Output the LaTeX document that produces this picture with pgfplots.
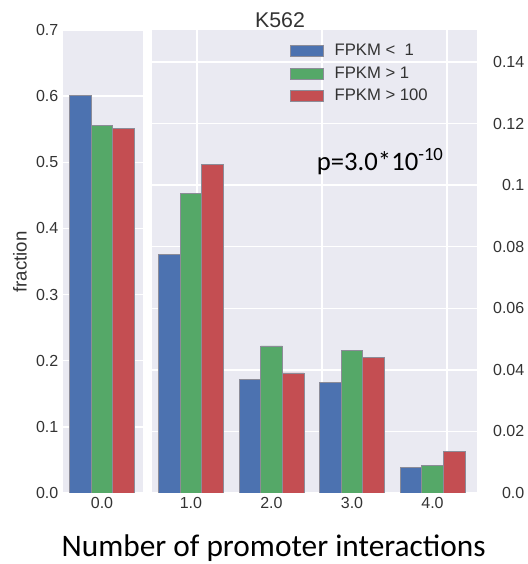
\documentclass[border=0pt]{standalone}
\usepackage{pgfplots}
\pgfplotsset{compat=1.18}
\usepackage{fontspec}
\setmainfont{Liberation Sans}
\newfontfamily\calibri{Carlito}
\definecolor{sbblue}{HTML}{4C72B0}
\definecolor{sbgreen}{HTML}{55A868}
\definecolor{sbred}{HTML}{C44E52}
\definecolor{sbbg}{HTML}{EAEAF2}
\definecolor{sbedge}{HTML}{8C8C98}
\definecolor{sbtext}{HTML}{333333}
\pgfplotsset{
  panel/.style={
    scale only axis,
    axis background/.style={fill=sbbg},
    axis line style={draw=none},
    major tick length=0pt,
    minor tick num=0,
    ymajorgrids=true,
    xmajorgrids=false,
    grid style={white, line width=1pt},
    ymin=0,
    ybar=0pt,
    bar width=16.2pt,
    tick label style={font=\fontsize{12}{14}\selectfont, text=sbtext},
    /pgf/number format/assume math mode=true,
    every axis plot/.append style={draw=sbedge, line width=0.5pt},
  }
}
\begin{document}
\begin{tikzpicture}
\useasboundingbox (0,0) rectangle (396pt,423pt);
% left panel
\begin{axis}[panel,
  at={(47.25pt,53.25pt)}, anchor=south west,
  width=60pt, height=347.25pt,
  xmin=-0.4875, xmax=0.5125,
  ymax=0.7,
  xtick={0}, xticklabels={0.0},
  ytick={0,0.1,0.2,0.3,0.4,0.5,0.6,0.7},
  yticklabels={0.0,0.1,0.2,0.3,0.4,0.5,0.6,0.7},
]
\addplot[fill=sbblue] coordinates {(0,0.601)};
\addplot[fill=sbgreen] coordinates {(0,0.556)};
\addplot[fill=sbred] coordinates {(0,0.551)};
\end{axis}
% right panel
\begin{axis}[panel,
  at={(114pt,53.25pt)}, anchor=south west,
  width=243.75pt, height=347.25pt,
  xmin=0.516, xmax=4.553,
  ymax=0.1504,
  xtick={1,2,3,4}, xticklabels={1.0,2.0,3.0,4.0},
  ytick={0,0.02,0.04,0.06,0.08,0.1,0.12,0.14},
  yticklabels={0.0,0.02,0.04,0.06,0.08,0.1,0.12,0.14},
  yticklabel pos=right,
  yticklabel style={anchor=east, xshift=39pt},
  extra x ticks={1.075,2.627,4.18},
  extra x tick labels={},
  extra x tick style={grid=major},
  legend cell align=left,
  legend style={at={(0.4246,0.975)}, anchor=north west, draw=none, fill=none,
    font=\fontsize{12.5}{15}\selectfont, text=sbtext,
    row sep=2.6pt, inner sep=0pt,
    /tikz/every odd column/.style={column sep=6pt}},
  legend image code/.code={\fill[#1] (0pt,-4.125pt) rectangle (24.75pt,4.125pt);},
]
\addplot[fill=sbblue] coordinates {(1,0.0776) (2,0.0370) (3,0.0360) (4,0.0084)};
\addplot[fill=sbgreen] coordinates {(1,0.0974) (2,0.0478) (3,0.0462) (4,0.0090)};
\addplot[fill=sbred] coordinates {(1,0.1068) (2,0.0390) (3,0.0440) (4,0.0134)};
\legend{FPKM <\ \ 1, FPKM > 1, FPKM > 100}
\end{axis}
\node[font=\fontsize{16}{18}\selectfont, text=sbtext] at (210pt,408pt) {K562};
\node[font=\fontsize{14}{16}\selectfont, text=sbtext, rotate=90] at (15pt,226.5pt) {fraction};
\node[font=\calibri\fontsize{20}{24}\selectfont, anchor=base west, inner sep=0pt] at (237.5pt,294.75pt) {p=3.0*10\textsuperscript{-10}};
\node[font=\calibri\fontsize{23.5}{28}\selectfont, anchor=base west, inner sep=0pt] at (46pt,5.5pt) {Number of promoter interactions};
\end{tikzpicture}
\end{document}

----------

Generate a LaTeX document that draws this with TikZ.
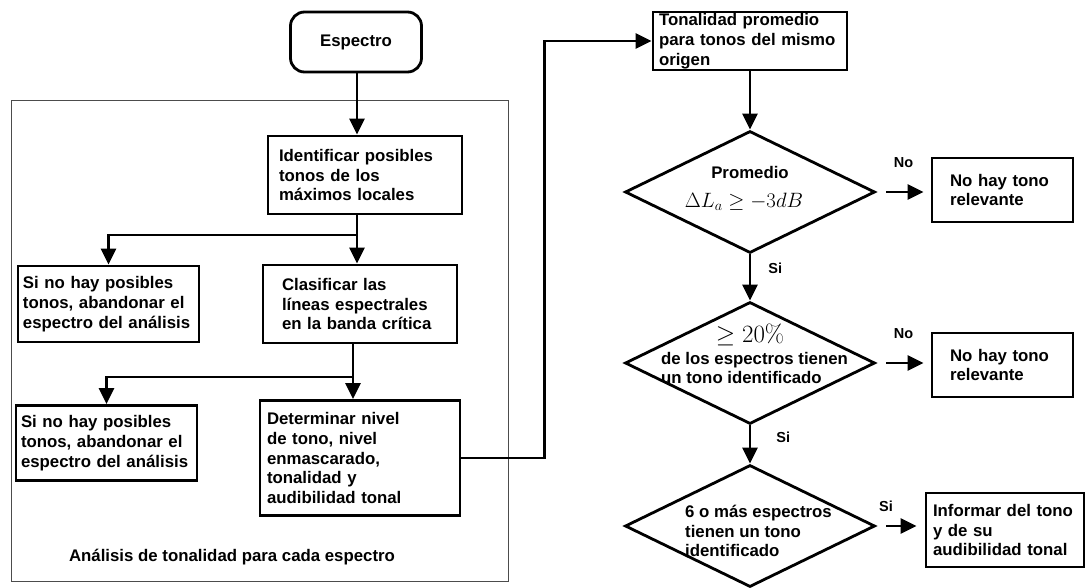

----------

[Short exercise]
Give only the number of lines in the data that hold the string "this".

[The solution]
2